THE TASK
Both the line containing "What D3.js code" and the line containing "460, 480, 500];" belong in the copy, as do all lines between them, copied exactly; pictures do not.

EXTRACTED RECORDS
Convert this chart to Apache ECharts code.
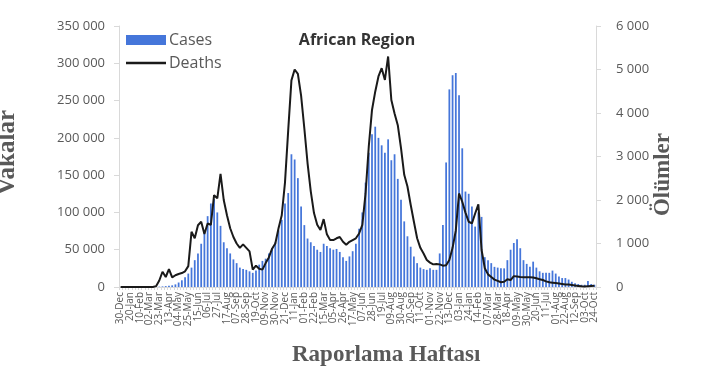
<!DOCTYPE html>
<html>
<head>
<meta charset="utf-8">
<script src="https://cdn.jsdelivr.net/npm/echarts@6/dist/echarts.min.js"></script>
<style>html,body{margin:0;padding:0;background:#fff}#c{width:703px;height:372px}</style>
</head>
<body>
<div id="c"></div>
<script>
// Weekly reporting periods: 30-Dec-2019 ... 24-Oct-2022 (148 weeks)
const startWeek = Date.UTC(2019, 11, 30);
const monthNames = ['Jan','Feb','Mar','Apr','May','Jun','Jul','Aug','Sep','Oct','Nov','Dec'];
const weekCount = 148;
const labelEvery = 3;
const categories = [];
for (let i = 0; i < weekCount; i++) {
  const d = new Date(startWeek + i * 7 * 86400000);
  categories.push(String(d.getUTCDate()).padStart(2, '0') + '-' + monthNames[d.getUTCMonth()]);
}

const cases = [
  0,0,0,0,0,0,0,0,0,0,
  0,200,500,800,1200,1600,2200,3500,6000,9000,
  13000,18000,26000,36000,45000,58000,72000,95000,112000,118000,
  100000,82000,60000,52000,45000,37000,32000,26000,24000,23000,
  21000,19000,22000,30000,35000,38000,45000,52000,60000,76000,
  90000,112000,126000,178000,171000,146000,108000,83000,65000,60000,
  55000,50000,47000,58000,55000,52000,50000,51000,47000,40000,
  35000,41000,48000,58000,78000,100000,140000,180000,205000,215000,
  200000,190000,180000,198000,170000,178000,145000,117000,88000,68000,
  54000,41000,32000,26000,24000,23000,25000,23000,23000,45000,
  83000,167000,265000,284000,287000,257000,186000,128000,125000,108000,
  81000,100000,94000,40000,36000,32000,27000,26000,25000,25000,
  36000,50000,59000,64000,52000,36000,31000,27000,34000,26000,
  21000,19000,19000,19000,22000,18000,14000,12000,12000,10000,
  7000,5000,4000,3000,3000,8000,4000,3000
];

const deaths = [
  0,0,0,0,0,0,0,0,0,0,
  0,20,150,350,230,410,220,270,300,320,
  360,480,1270,1120,1420,1500,1220,1460,1430,2110,
  2040,2600,2000,1650,1350,1150,1000,900,980,900,
  820,400,490,420,400,550,680,880,1000,1350,
  1650,2400,3600,4750,5000,4900,4400,3650,2850,2200,
  1700,1430,1310,1560,1210,1080,1080,1120,1150,1040,
  970,1040,1080,1120,1230,1430,2150,3230,4070,4490,
  4840,5030,4760,5300,4300,3990,3720,3190,2580,2310,
  1890,1500,1120,900,770,620,560,520,530,520,
  490,500,620,900,1300,2150,1960,1710,1500,1460,
  1690,1900,850,430,290,230,170,140,110,120,
  180,160,250,240,230,225,225,225,220,200,
  180,160,130,110,100,90,80,70,60,55,
  45,35,25,15,10,20,25,30
];

const leftTicks = [0, 50000, 100000, 150000, 200000, 250000, 300000, 350000];
const rightTicks = [0, 1000, 2000, 3000, 4000, 5000, 6000];

function spaced(v) {
  return String(v).replace(/\B(?=(\d{3})+(?!\d))/g, ' ');
}

const chart = echarts.init(document.getElementById('c'), null, {renderer: 'canvas'});
const grey = '#595959';
chart.setOption({
  animation: false,
  backgroundColor: '#ffffff',
  title: {
    text: 'African Region',
    left: 352, top: 27, textAlign: 'center',
    textStyle: {fontFamily: 'Open Sans', fontWeight: 'bold', fontSize: 16, color: '#333333'}
  },
  legend: {
    orient: 'vertical', left: 121, top: 27,
    itemWidth: 40, itemHeight: 10, itemGap: 7,
    textStyle: {fontFamily: 'Open Sans', fontSize: 16, color: grey, padding: [0, 0, 0, -2]},
    data: [
      {name: 'Cases', icon: 'rect'},
      {name: 'Deaths', icon: 'path://M0,0 L40,0 L40,2.4 L0,2.4 Z'}
    ]
  },
  grid: {left: 119, right: 107, top: 26, bottom: 85, containLabel: false},
  xAxis: {
    type: 'category', data: categories, boundaryGap: true,
    axisLine: {lineStyle: {color: '#d9d9d9', width: 1}},
    axisTick: {show: true, interval: 0, length: 3, lineStyle: {color: '#d9d9d9'}},
    axisLabel: {
      interval: 0, rotate: 90, fontSize: 10, fontFamily: 'Open Sans', color: grey, margin: 5,
      showMinLabel: true, showMaxLabel: true,
      formatter: function (v, i) { return i % labelEvery === 0 ? v : ''; }
    }
  },
  yAxis: [{
    type: 'value', min: leftTicks[0], max: leftTicks[leftTicks.length - 1], interval: 50000,
    splitLine: {show: false},
    axisLine: {show: true, lineStyle: {color: '#d9d9d9'}},
    axisTick: {show: true, length: 5, lineStyle: {color: '#d9d9d9'}},
    axisLabel: {fontSize: 13, fontFamily: 'Open Sans', color: grey, margin: 14, formatter: spaced}
  }, {
    type: 'value', min: rightTicks[0], max: rightTicks[rightTicks.length - 1], interval: 1000,
    splitLine: {show: false},
    axisLine: {show: true, lineStyle: {color: '#d9d9d9'}},
    axisTick: {show: true, length: 5, lineStyle: {color: '#d9d9d9'}},
    axisLabel: {fontSize: 13, fontFamily: 'Open Sans', color: grey, margin: 20, formatter: spaced}
  }],
  series: [{
    name: 'Cases', type: 'bar', data: cases, yAxisIndex: 0,
    barWidth: '55%', itemStyle: {color: '#4576da'}
  }, {
    name: 'Deaths', type: 'line', data: deaths, yAxisIndex: 1,
    symbol: 'none', lineStyle: {color: '#1a1a1a', width: 2}, itemStyle: {color: '#1a1a1a'}, z: 5
  }],
  graphic: [{
    type: 'text', left: -5, top: 110, rotation: Math.PI / 2,
    style: {text: 'Vakalar', font: 'bold 25px "Liberation Serif"', fill: grey}
  }, {
    type: 'text', left: 652, top: 133, rotation: Math.PI / 2,
    style: {text: 'Ölümler', font: 'bold 23px "Liberation Serif"', fill: grey}
  }, {
    type: 'text', left: 292, top: 344,
    style: {text: 'Raporlama Haftası', font: 'bold 23px "Liberation Serif"', fill: grey}
  }]
});
</script>
</body>
</html>
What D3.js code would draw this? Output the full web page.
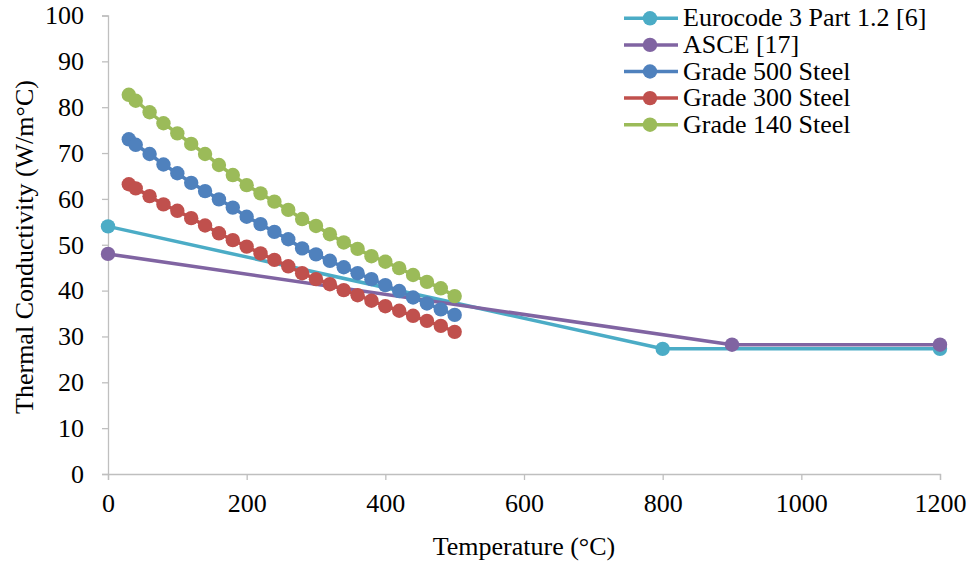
<!DOCTYPE html>
<html>
<head>
<meta charset="utf-8">
<script src="https://cdn.jsdelivr.net/npm/d3@7"></script>
<style>
  html, body { margin: 0; padding: 0; background: #fff; }
  svg { display: block; }
</style>
</head>
<body>
<svg id="chart" width="974" height="565"></svg>
<script>
// Temperatures (°C) for the measured steel grades
const gradeTemps = [30, 40, 60, 80, 100, 120, 140, 160, 180, 200, 220, 240, 260,
                    280, 300, 320, 340, 360, 380, 400, 420, 440, 460, 480, 500];

// Thermal conductivity (W/m°C)
const grade500 = [73.0, 71.8, 69.8, 67.5, 65.6, 63.5, 61.7, 59.9, 58.1, 56.1, 54.5, 52.8, 51.2,
                  49.2, 47.9, 46.5, 45.1, 43.8, 42.5, 41.2, 39.9, 38.5, 37.2, 35.9, 34.7];
const grade300 = [63.2, 62.3, 60.6, 58.8, 57.4, 55.8, 54.2, 52.5, 51.0, 49.6, 48.1, 46.7, 45.3,
                  43.8, 42.5, 41.4, 40.1, 39.0, 37.8, 36.6, 35.6, 34.5, 33.4, 32.3, 31.0];
const grade140 = [82.7, 81.4, 78.9, 76.5, 74.3, 72.0, 69.8, 67.4, 65.2, 63.0, 61.2, 59.4, 57.6,
                  55.6, 54.1, 52.3, 50.5, 49.1, 47.5, 46.3, 44.9, 43.4, 41.9, 40.5, 38.8];

// Code-based models
const eurocodeTemps = [0, 800, 1200];
const eurocodeVals  = [54.0, 27.3, 27.3];
const asceTemps = [0, 900, 1200];
const asceVals  = [48.0, 28.2, 28.2];

const seriesNames = ["Eurocode 3 Part 1.2 [6]", "ASCE [17]", "Grade 500 Steel", "Grade 300 Steel", "Grade 140 Steel"];
const seriesColors = ["#4BACC6", "#8064A2", "#4F81BD", "#C0504D", "#9BBB59"];

const xTicks = [0, 200, 400, 600, 800, 1000, 1200];
const yTicks = [0, 10, 20, 30, 40, 50, 60, 70, 80, 90, 100];

const xTitle = "Temperature (°C)";
const yTitle = "Thermal Conductivity (W/m°C)";

const series = [
  { name: seriesNames[0], color: seriesColors[0], xs: eurocodeTemps, ys: eurocodeVals },
  { name: seriesNames[1], color: seriesColors[1], xs: asceTemps, ys: asceVals },
  { name: seriesNames[2], color: seriesColors[2], xs: gradeTemps, ys: grade500 },
  { name: seriesNames[3], color: seriesColors[3], xs: gradeTemps, ys: grade300 },
  { name: seriesNames[4], color: seriesColors[4], xs: gradeTemps, ys: grade140 }
];

const FONT = "'Liberation Serif'";
const FS = "26px";
const axisColor = "#BFBFBF";

const svg = d3.select("#chart");

const x = d3.scaleLinear().domain([0, 1200]).range([108, 940]);
const y = d3.scaleLinear().domain([0, 100]).range([474, 15.5]);

function styleText(sel) {
  sel.style("font-family", FONT).style("font-size", FS).style("fill", "#000");
}

// Y axis
const yAxis = svg.append("g").attr("transform", `translate(${x(0)},0)`)
  .call(d3.axisLeft(y).tickValues(yTicks).tickSize(6).tickPadding(18).tickFormat(d3.format("d")));
yAxis.attr("font-family", null);
yAxis.select(".domain").attr("stroke", axisColor).attr("stroke-width", 1.3);
yAxis.selectAll(".tick line").attr("stroke", axisColor).attr("stroke-width", 1.3);
yAxis.selectAll(".tick text").call(styleText);

// X axis
const xAxis = svg.append("g").attr("transform", `translate(0,${y(0)})`)
  .call(d3.axisBottom(x).tickValues(xTicks).tickSize(6).tickPadding(14).tickFormat(d3.format("d")));
xAxis.attr("font-family", null);
xAxis.select(".domain").attr("stroke", axisColor).attr("stroke-width", 1.3);
xAxis.selectAll(".tick line").attr("stroke", axisColor).attr("stroke-width", 1.3);
xAxis.selectAll(".tick text").call(styleText);

// Axis titles
svg.append("text").attr("x", 524).attr("y", 555).attr("text-anchor", "middle")
  .call(styleText).text(xTitle);
svg.append("text").attr("transform", "translate(33,247) rotate(-90)").attr("text-anchor", "middle")
  .call(styleText).text(yTitle);

// Series: connecting line plus circular markers, drawn in legend order
const line = d3.line().x(d => x(d[0])).y(d => y(d[1]));
const plot = svg.append("g");
series.forEach(s => {
  const pts = s.xs.map((t, i) => [t, s.ys[i]]);
  const g = plot.append("g");
  g.append("path").datum(pts).attr("d", line)
    .attr("fill", "none").attr("stroke", s.color).attr("stroke-width", 3.5).attr("stroke-linejoin", "round");
  g.selectAll("circle").data(pts).join("circle")
    .attr("cx", d => x(d[0])).attr("cy", d => y(d[1])).attr("r", 7.2)
    .attr("fill", s.color);
});

// Legend
const legend = svg.append("g");
series.forEach((s, i) => {
  const ly = 18.3 + i * 26.6;
  const row = legend.append("g").attr("transform", `translate(0,${ly})`);
  row.append("line").attr("x1", 624).attr("x2", 678).attr("y1", 0).attr("y2", 0)
    .attr("stroke", s.color).attr("stroke-width", 3.5);
  row.append("circle").attr("cx", 650).attr("cy", 0).attr("r", 7.2).attr("fill", s.color);
  row.append("text").attr("x", 683).attr("y", 0).attr("dy", "0.31em")
    .call(styleText).text(s.name);
});
</script>
</body>
</html>
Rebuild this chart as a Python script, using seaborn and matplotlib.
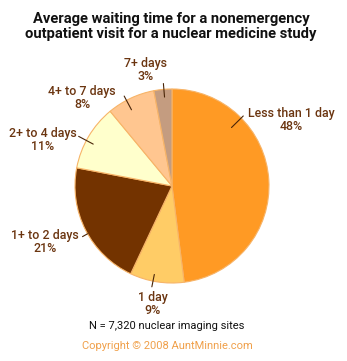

WRITTEN RESPONSE
What D3.js code would draw this? Output the full web page.
<!DOCTYPE html>
<html>
<head>
<meta charset="utf-8">
<script src="https://cdn.jsdelivr.net/npm/d3@7"></script>
<style>
  html, body { margin: 0; padding: 0; background: #fff; }
  svg { display: block; }
</style>
</head>
<body>
<svg id="chart" width="974" height="565"></svg>
<script>
// Temperatures (°C) for the measured steel grades
const gradeTemps = [30, 40, 60, 80, 100, 120, 140, 160, 180, 200, 220, 240, 260,
                    280, 300, 320, 340, 360, 380, 400, 420, 440, 460, 480, 500];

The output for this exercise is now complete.